Print the listing from its top line through the line containing "width=5pt,dash pattern=on 5pt", nothing more, and leave out the pictures.
======== DATA
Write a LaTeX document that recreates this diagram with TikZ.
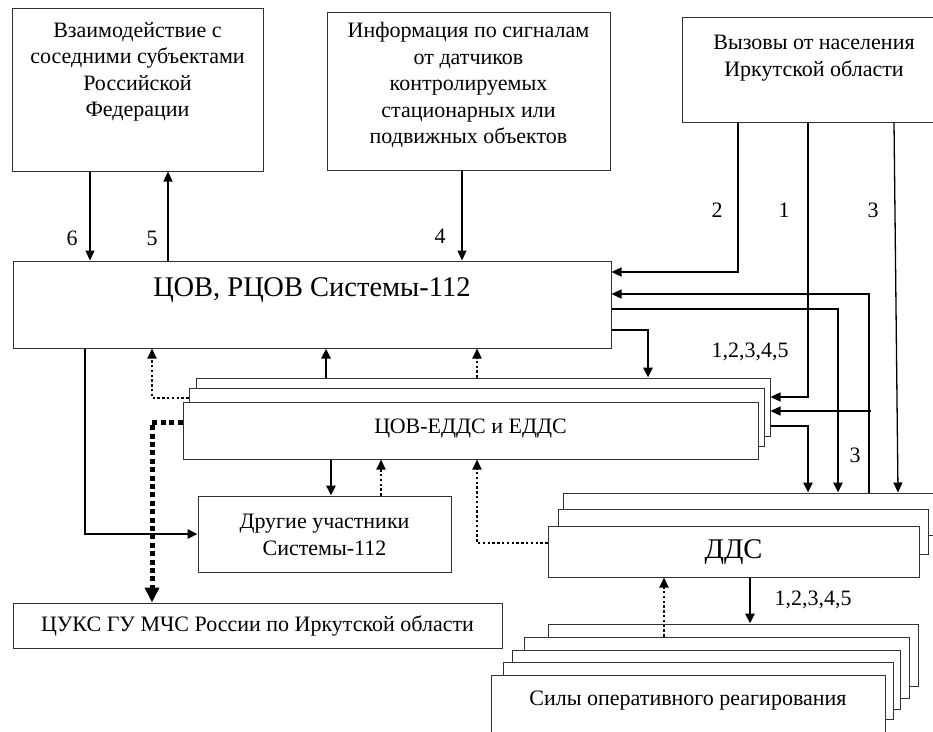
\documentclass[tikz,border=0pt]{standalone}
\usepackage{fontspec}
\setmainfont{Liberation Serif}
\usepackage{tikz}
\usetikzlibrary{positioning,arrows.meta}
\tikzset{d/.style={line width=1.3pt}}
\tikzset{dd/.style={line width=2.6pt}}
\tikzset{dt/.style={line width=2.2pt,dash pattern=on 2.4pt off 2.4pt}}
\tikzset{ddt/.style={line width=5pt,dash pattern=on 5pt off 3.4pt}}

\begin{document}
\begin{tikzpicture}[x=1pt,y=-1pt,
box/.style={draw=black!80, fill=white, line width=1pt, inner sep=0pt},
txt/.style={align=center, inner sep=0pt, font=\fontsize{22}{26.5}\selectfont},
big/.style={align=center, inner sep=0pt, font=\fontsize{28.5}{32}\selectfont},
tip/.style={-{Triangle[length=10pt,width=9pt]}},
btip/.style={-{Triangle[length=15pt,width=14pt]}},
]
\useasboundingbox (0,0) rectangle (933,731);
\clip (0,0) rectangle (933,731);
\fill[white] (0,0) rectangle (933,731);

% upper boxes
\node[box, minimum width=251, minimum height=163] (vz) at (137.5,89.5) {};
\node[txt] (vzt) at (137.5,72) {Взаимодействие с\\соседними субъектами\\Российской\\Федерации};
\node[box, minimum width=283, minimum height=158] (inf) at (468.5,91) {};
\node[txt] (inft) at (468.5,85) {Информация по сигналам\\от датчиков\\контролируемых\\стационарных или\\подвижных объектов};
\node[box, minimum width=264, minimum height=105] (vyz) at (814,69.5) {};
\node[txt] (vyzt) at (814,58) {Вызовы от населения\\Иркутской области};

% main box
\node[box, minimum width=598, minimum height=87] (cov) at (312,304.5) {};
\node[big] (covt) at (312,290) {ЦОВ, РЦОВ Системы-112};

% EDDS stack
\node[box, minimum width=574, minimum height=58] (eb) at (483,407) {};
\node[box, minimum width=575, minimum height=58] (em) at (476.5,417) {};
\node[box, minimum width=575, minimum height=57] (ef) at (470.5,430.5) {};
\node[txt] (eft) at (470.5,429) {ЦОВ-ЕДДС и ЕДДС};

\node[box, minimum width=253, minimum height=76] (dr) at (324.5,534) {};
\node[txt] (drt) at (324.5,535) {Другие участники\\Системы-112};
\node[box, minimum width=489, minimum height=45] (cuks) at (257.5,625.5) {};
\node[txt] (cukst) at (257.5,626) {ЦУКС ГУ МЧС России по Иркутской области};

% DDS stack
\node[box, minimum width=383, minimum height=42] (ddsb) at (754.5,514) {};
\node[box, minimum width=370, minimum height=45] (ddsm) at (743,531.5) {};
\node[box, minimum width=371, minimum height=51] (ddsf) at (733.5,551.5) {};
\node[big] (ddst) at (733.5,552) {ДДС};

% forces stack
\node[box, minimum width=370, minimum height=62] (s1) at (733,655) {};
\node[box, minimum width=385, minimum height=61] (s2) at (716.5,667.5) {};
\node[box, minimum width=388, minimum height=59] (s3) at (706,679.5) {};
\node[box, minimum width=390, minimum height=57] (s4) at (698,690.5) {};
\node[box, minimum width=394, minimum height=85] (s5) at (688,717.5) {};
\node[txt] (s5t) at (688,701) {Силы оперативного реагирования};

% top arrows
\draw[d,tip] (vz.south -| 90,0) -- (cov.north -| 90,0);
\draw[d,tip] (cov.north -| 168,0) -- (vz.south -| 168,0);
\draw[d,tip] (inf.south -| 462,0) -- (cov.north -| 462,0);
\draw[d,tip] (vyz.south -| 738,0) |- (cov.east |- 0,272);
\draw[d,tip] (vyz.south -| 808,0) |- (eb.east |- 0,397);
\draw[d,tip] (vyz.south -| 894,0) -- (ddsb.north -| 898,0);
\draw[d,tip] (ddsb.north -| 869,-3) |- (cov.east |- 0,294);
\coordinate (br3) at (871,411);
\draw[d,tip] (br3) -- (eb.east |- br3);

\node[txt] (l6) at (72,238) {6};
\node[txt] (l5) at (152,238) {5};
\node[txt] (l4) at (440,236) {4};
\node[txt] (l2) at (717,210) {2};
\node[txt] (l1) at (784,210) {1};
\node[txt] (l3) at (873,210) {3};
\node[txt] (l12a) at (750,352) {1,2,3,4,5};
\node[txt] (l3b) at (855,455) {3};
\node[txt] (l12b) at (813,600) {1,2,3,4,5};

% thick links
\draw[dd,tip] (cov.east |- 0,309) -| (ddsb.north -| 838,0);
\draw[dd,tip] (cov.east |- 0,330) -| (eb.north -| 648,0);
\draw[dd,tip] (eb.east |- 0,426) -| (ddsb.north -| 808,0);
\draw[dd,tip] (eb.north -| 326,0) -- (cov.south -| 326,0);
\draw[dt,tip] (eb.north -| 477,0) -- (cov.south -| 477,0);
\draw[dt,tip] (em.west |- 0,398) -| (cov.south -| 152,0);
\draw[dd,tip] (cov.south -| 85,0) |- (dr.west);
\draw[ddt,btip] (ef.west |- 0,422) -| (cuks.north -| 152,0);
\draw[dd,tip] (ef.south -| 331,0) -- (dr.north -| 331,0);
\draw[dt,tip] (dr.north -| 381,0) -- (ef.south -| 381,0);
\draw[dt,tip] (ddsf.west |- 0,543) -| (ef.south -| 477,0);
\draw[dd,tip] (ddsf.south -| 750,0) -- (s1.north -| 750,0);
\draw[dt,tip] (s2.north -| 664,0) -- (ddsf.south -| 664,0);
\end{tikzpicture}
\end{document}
================
* [EXERCISE RESULT]
Write a LaTeX document that recreates this diagram with TikZ.
\documentclass[tikz,border=0pt]{standalone}
\usepackage{fontspec}
\setmainfont{Liberation Serif}
\usepackage{tikz}
\usetikzlibrary{positioning,arrows.meta}
\tikzset{d/.style={line width=1.3pt}}
\tikzset{dd/.style={line width=2.6pt}}
\tikzset{dt/.style={line width=2.2pt,dash pattern=on 2.4pt off 2.4pt}}
\tikzset{ddt/.style={line width=5pt,dash pattern=on 5pt off 3.4pt}}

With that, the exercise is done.